Recentemente, in un'intervista dai toni quasi amichevoli, Pif ha incontrato la sorella della bella e giovane Emanuela. A differenza di Pif, triste e commosso, la sorella della vittima ha ricevuto l'uomo e il pubblico televisivo con il sorriso e l'allegria di chi sente l' estinto ancora vivo in sé. Infatti, ha fatto entrare Pif nella casa paterna, mostrando subito la camera di Emanuela, che conserva intatta, con gli arredi secondo la moda dell'epoca e tante foto della sorella, che amava la fotografia. In quelle immagini Emanuela sorride al suo fotografo ed alla vita, che alla fine degli anni Ottanta immaginava meravigliosa e piena di progetti. Allora era la sorella di Emanuela, divenuta poi bancaria, a voler svolgere il mestiere di poliziotta, mentre Emanuela voleva diventare maestra.

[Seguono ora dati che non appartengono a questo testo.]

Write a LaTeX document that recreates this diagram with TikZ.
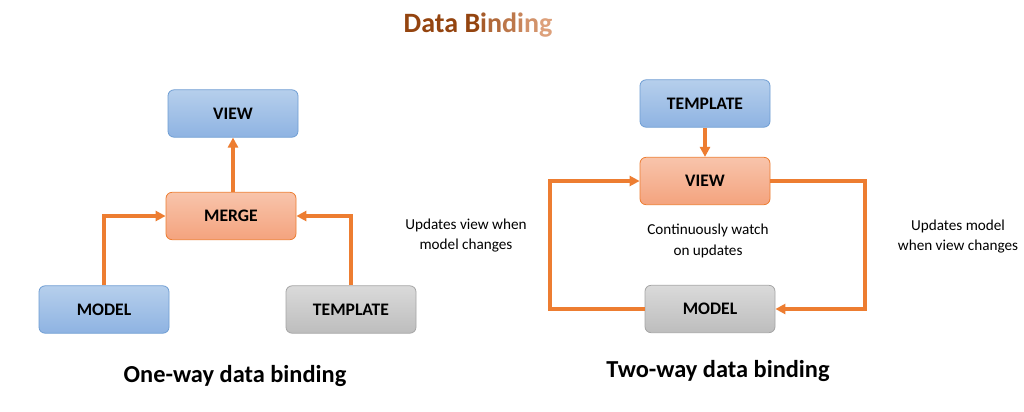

Così entrambe sostennero diversi concorsi ed Emanuela fu quella che conseguì un punteggio altissimo nel concorso di polizia. Da quel momento fu una poliziotta felice ed orgogliosa del suo lavoro, anche e soprattutto quando entrò a far parte della scorta di Borsellino. Il giudice, vedendo una ragazza così giovane, si meravigliò della sua presenza e le disse che avrebbe dovuto proteggere lui la sua poliziotta, la quale aveva quasi l'età dei suoi figli. La giovane, tra un turno e l'altro, si recava spesso a casa, ma non parlava mai alla famiglia del suo lavoro, seguendo le regole della divisa. Perciò, quel giorno terribile della strage, quando si seppe la notizia alla tv, la sorella, che era in vacanza, non immaginava che tra i caduti ci fosse anche la sorella. Fu la fine dei sogni di Emanuela, che aspirava a una carriera in polizia, fu la fine della gioia del padre, che era orgoglioso di avere una figlia poliziotta - come diceva sempre a tutti i suoi concittadini - e che morì di dolore poco dopo, ma non fu la fine di questo rapporto tra sorelle, che continua ancora nei ricordi della viva. Per lei, Emanuela non è mai morta. Spesso si reca al cimitero, sulla tomba della sorella che reca un'immagine bellissima della donna in divisa, in mezzo all'acqua, simbolo di vita. Infatti, ella rappresenta un esempio di dedizione allo Stato e un modello di donna per tante ragazze, che hanno deciso, in seguito, di seguire il suo stesso percorso.

Il suo sorriso sembra uscire dalle foto e rimanere immortale, a differenza dei volti di Totò Riina e di tanti altri delinquenti mafiosi, cupi e tristi, incapaci di comprendere la bellezza della vita piena di valori ed onestà.